Yankees fans must accept Yoshinobu Yamamoto reality despite Hal Steinbrenner limit

Time to get over it.
World Series - Los Angeles Dodgers v Toronto Blue Jays - Game Seven
World Series - Los Angeles Dodgers v Toronto Blue Jays - Game Seven | Gregory Shamus/GettyImages

New York Yankees have a legitimate right to bellyache about the team's processes and philosophy since 2012. We'd be the first to say they were struck with horrid luck and misfortune from 2001-2008, and sometimes that's the way it goes. But everything over the past decade and a half has largely felt self-inflicted.

Across the country, the Los Angeles Dodgers are morphing into their version of the 90s dynasty Yankees through flexing their financial power and making the right decisions, while New York is limiting its financial impact and making the wrong decisions.

But there's a big one Yankees fans need to let go, and it involves Yoshinobu Yamamoto. New York scouted him heavily and were believed to be the top choice for quite some time ... but we all know how that ended.
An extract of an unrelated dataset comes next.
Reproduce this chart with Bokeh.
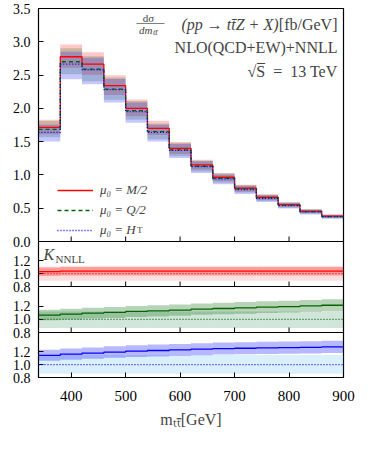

The Dodgers offered him $325 million and that was that.

In the aftermath of the reporting, it was said the Yankee refused to go that high because it didn't make sense for them to pay Yamamoto more than Gerrit Cole, whose contract is $324 million. That felt like a weak approach, but we won't deny most fans didn't agree. At the very least, the Yankees got creative with their $300 million offer and gave Yamamoto a higher AAV with favorable opt-out clauses.

After he went to the Dodgers, Hal Steinbrenner all but officially put his foot down on the matter, claiming $300 million was a "very, very good offer" and refusing to expand upon the idea that throwing more money at the right-hander might've been the difference maker.
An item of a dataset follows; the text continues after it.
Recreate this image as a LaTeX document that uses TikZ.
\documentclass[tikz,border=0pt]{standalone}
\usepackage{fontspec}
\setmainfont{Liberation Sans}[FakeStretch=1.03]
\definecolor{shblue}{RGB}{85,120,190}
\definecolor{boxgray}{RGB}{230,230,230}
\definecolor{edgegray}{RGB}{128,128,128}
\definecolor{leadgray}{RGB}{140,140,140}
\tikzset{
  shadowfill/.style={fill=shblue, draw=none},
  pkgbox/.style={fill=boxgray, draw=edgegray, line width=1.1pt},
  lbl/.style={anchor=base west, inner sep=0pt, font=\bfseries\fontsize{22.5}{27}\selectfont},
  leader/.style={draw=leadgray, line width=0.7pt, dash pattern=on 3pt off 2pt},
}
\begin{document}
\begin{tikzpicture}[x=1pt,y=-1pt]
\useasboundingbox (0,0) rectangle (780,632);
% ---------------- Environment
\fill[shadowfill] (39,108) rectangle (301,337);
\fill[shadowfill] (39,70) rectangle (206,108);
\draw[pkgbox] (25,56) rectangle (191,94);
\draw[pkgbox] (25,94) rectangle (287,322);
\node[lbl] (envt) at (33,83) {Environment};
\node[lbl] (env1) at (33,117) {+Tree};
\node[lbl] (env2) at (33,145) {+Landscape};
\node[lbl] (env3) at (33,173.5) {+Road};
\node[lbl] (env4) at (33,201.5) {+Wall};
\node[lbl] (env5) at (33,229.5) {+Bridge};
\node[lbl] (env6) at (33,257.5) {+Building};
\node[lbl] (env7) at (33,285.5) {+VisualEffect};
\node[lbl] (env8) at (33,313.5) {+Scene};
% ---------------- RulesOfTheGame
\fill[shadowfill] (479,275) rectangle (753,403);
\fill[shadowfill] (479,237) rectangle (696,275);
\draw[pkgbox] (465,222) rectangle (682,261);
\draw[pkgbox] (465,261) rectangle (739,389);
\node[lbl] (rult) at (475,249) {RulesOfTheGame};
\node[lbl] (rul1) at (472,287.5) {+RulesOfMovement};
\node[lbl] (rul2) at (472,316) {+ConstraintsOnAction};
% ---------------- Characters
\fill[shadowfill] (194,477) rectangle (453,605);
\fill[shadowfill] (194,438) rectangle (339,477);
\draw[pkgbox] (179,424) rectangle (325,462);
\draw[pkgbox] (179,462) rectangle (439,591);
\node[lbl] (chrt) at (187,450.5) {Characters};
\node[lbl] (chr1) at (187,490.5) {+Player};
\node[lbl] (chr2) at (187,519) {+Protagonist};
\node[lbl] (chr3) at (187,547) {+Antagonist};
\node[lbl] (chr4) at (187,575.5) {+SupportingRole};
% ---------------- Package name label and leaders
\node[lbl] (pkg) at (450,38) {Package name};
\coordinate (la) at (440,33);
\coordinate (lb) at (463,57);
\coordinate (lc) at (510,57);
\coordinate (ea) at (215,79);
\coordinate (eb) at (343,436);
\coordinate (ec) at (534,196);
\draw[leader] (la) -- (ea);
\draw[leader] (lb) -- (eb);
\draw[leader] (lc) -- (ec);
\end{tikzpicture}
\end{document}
Yankees were never getting Yoshinobu Yamamoto from Dodgers' grasp

We suppose it's possible another $50-$75 million could've gotten the job done, but that would've been objectively ridiculous. What we do know is that matching the Dodgers' offer would've done nothing, if we are to believe Jon Heyman of the New York Post.
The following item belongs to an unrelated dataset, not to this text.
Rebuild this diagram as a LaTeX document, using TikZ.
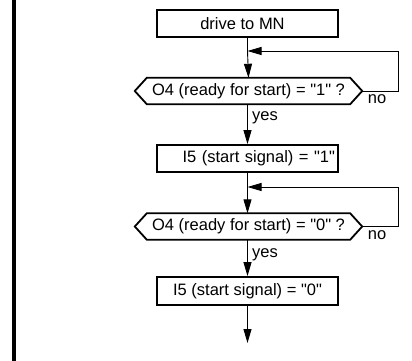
\documentclass[tikz,border=0pt]{standalone}
\usepackage{fontspec}
\setmainfont{Liberation Sans}[Ligatures=TeXOff]
\usetikzlibrary{positioning,calc,arrows.meta}

\begin{document}
\begin{tikzpicture}[
    x=1pt, y=-1pt,
    font=\fontsize{16.5}{19}\selectfont,
    Abox/.style={draw=black, line width=1.8pt, minimum width=181pt, minimum height=27pt, inner sep=0pt},
    Qtxt/.style={minimum width=203pt, minimum height=26pt, inner sep=0pt},
    Qbox/.style={draw=black, line width=1.8pt, line join=miter},
    ln/.style={line width=0.9pt},
    arr/.style={line width=0.9pt, -{Triangle[length=14pt, width=8pt]}},
    lbl/.style={font=\fontsize{16.5}{19}\selectfont, inner sep=0pt},
]
\useasboundingbox[fill=white] (0,0) rectangle (412,361);
\draw[line width=3.4pt] (14,0) -- (14,361);

\node[Abox] (drv) at (247.5, 23.5) {\hspace*{-10pt}drive to MN};
\coordinate (m1) at (247.5, 51);
\coordinate (k1) at (398, 51);

\node[Qtxt] (q1) at (248.5, 91) {O4 (ready for start) = "1" ?};
\coordinate (q1l) at ($(q1.west)+(-12,0)$);
\coordinate (q1r) at ($(q1.east)+(12,0)$);
\draw[Qbox] (q1.north west) -- (q1.north east) -- (q1r) -- (q1.south east)
    -- (q1.south west) -- (q1l) -- cycle;
\coordinate (n1) at (398, 91);
\node[lbl] (no1) at (377, 99) {no};

\node[Abox, text width=175pt, align=right] (st1) at (247.5, 158.5) {I5 (start signal) = "1"};
\node[lbl, anchor=west] (yes1) at (252, 118) {yes};
\coordinate (m2) at (247.5, 187);
\coordinate (k2) at (398, 187);

\node[Qtxt] (q2) at (248.5, 226.5) {O4 (ready for start) = "0" ?};
\coordinate (q2l) at ($(q2.west)+(-12,0)$);
\coordinate (q2r) at ($(q2.east)+(12,0)$);
\draw[Qbox] (q2.north west) -- (q2.north east) -- (q2r) -- (q2.south east)
    -- (q2.south west) -- (q2l) -- cycle;
\coordinate (n2) at (398, 226.5);
\node[lbl] (no2) at (377, 235) {no};

\node[Abox, minimum height=28pt] (st0) at (247.5, 291) {I5 (start signal) = "0"};
\node[lbl, anchor=west] (yes2) at (252, 255) {yes};
\coordinate (fin) at (247.5, 343);

\draw[ln] (drv.south) -- (m1);
\draw[arr] (m1) -- (q1.north);
\draw[arr] (q1r) -- (n1) -- (k1) -- (m1);
\draw[arr] (q1.south -| m1) -- (st1.north);
\draw[ln] (st1.south) -- (m2);
\draw[arr] (m2) -- (q2.north -| m2);
\draw[arr] (q2r) -- (n2) -- (k2) -- (m2);
\draw[arr] (q2.south -| m2) -- (st0.north);
\draw[arr] (st0.south) -- (fin);
\end{tikzpicture}
\end{document}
He's very much dialed in to the goings on with the Yankees and Mets, so his word is as good as anybody's in the space. Heyman recently said "there was nothing" the Yankees or Mets could have done once the Dodgers increased their bid. Yamamoto always preferred to be on the West Coast as long as the money was comparable.

If it were the reverse and the Dodgers were refusing to budge at $300 million while the Yankees had the ball in their court to go higher, then maybe we'd have an argument against Steinbrenner and Brian Cashman. But LA, Yamamoto's team of preference (as it's since been revealed he was a Dodgers fan), were able to go up to a number that definitely made the Yankees uncomfortable, all thanks to Shohei Ohtani's deferred money.

Oh yeah, and they had Ohtani, who Yamamoto wanted to play with in MLB! There are plenty of topics to rage against the Yankees about. We can probably put this one to bed. Yamamoto's World Series heroics were indeed painful to watch, but just know it probably was never a possibility for New York unless the Dodgers were completely uninvolved.